I return from the bathroom at a lovely rest stop on
eastern I40 to find a lovely young man eagerly awaiting my return so he can ask
me if it’s okay to take a picture of the “End Violence Against Womyn” side of
my truck.
Originally from Memphis, he is going to school in
Missouri. When I ask how that is for him, a hip-looking young dark chocolate
fellow with designer glasses and two large diamonds in his pierced ears and a
wide, easy-going smile, he confesses he misses Tennessee – especially the
southern hospitality part – and finds mid-westerners cold and unfriendly.
We talk about #SayHerName and he admits in horror that he
didn’t know any of the names listed there so I tell him about a few.
While we’re talking, a tall, bald white man also with two
earrings but large chrome hoops, stands patiently to the side, grinning
broadly, about to burst but doesn’t interrupt. When we pause, he asks if this
is my truck, thanks me profusely and hands me and then my Missouri college
student a stack of small black and white bumper stickers that say “Basically: don’t
be a dick” before departing.
The young man confides before he hops in the car where
his father is patiently waiting that he is on his way to pick up his brand new
red car and he’s going to plaster these stickers all over it!

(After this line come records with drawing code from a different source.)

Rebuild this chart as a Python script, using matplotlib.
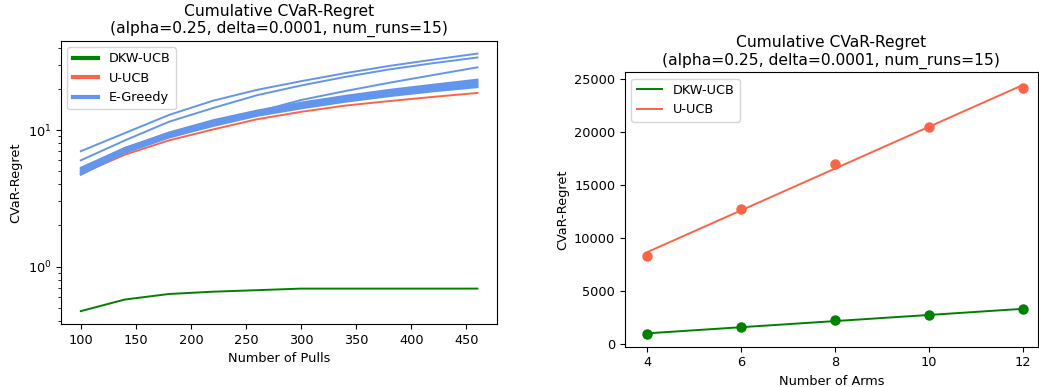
import numpy as np
import matplotlib
matplotlib.use("Agg")
import matplotlib.pyplot as plt

# left panel: cumulative CVaR-regret vs number of pulls (log scale)
pulls = [100, 140, 180, 220, 260, 300, 340, 380, 420, 460]
dkw_pulls = [0.472, 0.574, 0.63, 0.655, 0.672, 0.69, 0.69, 0.69, 0.69, 0.69]
uucb_pulls = [4.78, 6.6, 8.4, 10.1, 12.0, 13.6, 15.1, 16.3, 17.5, 18.7]
egreedy_runs = [
    [7.0, 9.5, 12.9, 16.4, 19.7, 22.8, 26.1, 29.5, 32.8, 36.3],
    [6.0, 8.4, 11.5, 14.5, 18.0, 21.2, 24.5, 27.8, 30.9, 34.0],
    [5.3, 7.4, 9.4, 11.3, 13.6, 16.6, 19.3, 22.2, 25.3, 28.8],
    [5.2, 7.4, 9.6, 11.8, 13.9, 15.9, 17.8, 19.7, 21.5, 23.4],
    [5.1, 7.3, 9.5, 11.6, 13.7, 15.6, 17.5, 19.3, 21.1, 22.9],
    [5.0, 7.2, 9.3, 11.4, 13.5, 15.4, 17.2, 19.0, 20.7, 22.4],
    [4.95, 7.1, 9.2, 11.2, 13.3, 15.1, 16.9, 18.6, 20.3, 21.9],
    [4.9, 7.0, 9.1, 11.1, 13.1, 14.9, 16.7, 18.4, 20.0, 21.5],
    [4.8, 6.9, 9.0, 10.9, 12.9, 14.7, 16.4, 18.0, 19.6, 21.0],
    [4.7, 6.8, 8.8, 10.7, 12.7, 14.4, 16.1, 17.7, 19.2, 20.6],
]

# right panel: final CVaR-regret vs number of arms
arms = [4, 6, 8, 10, 12]
dkw_arms = [944, 1577, 2210, 2682, 3277]
uucb_arms = [8311, 12722, 17000, 20466, 24122]

title = "Cumulative CVaR-Regret\n(alpha=0.25, delta=0.0001, num_runs=15)"


def main():
    plt.rcParams['font.size'] = 9.3
    plt.rcParams['axes.titlesize'] = 11.2
    plt.rcParams['axes.labelsize'] = 9.3
    plt.rcParams['legend.fontsize'] = 9.3
    plt.rcParams['lines.linewidth'] = 1.4
    plt.rcParams['axes.titlepad'] = 5.6
    plt.rcParams['axes.labelpad'] = 3.7
    fig = plt.figure(figsize=(10.39, 3.87), dpi=100)

    ax1 = fig.add_axes([0.0587, 0.1628, 0.4199, 0.732])
    ax1.plot(pulls, dkw_pulls, color='green', label='DKW-UCB')
    ax1.plot(pulls, uucb_pulls, color='tomato', label='U-UCB')
    for i, run in enumerate(egreedy_runs):
        ax1.plot(pulls, run, color='cornflowerblue',
                 label='E-Greedy' if i == 0 else None)
    ax1.set_yscale('log')
    ax1.set_title(title)
    ax1.set_xlabel('Number of Pulls')
    ax1.set_ylabel('CVaR-Regret')
    leg = ax1.legend(loc='upper left')
    for line in leg.get_lines():
        line.set_linewidth(3)

    ax2 = fig.add_axes([0.6015, 0.1041, 0.3972, 0.709])
    for vals, color, name in [(dkw_arms, 'green', 'DKW-UCB'),
                              (uucb_arms, 'tomato', 'U-UCB')]:
        coef = np.polyfit(arms, vals, 1)
        ax2.plot(arms, np.polyval(coef, arms), color=color, label=name)
        ax2.plot(arms, vals, 'o', color=color, markersize=6.5)
    ax2.set_xlim(3.52, 12.32)
    ax2.set_ylim(-280, 25600)
    ax2.set_xticks(arms)
    ax2.set_title(title)
    ax2.set_xlabel('Number of Arms')
    ax2.set_ylabel('CVaR-Regret')
    ax2.legend(loc='upper left')

    fig.savefig('out.png', dpi=100)


if __name__ == "__main__":
    main()
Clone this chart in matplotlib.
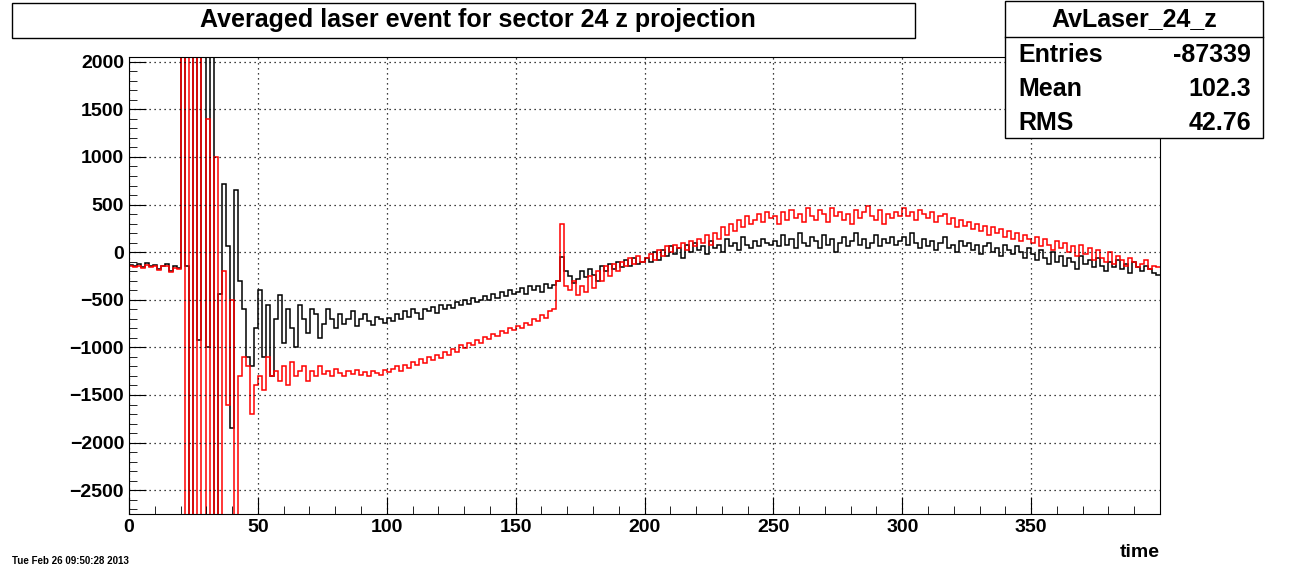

Four young white womyn, all with an abundance of curly
long hair, approach excitedly, asking me about the anti-Monsanto side of the
truck. I explain my dear friend Phoebe, a renowned Berkeley artist, painted it
for me and I point out the skull and crossbones.
They smile broadly and proclaim that when they saw my
truck parked at the other end of the rest stop, they hurried over to park next
to me, declaring “we found our people”!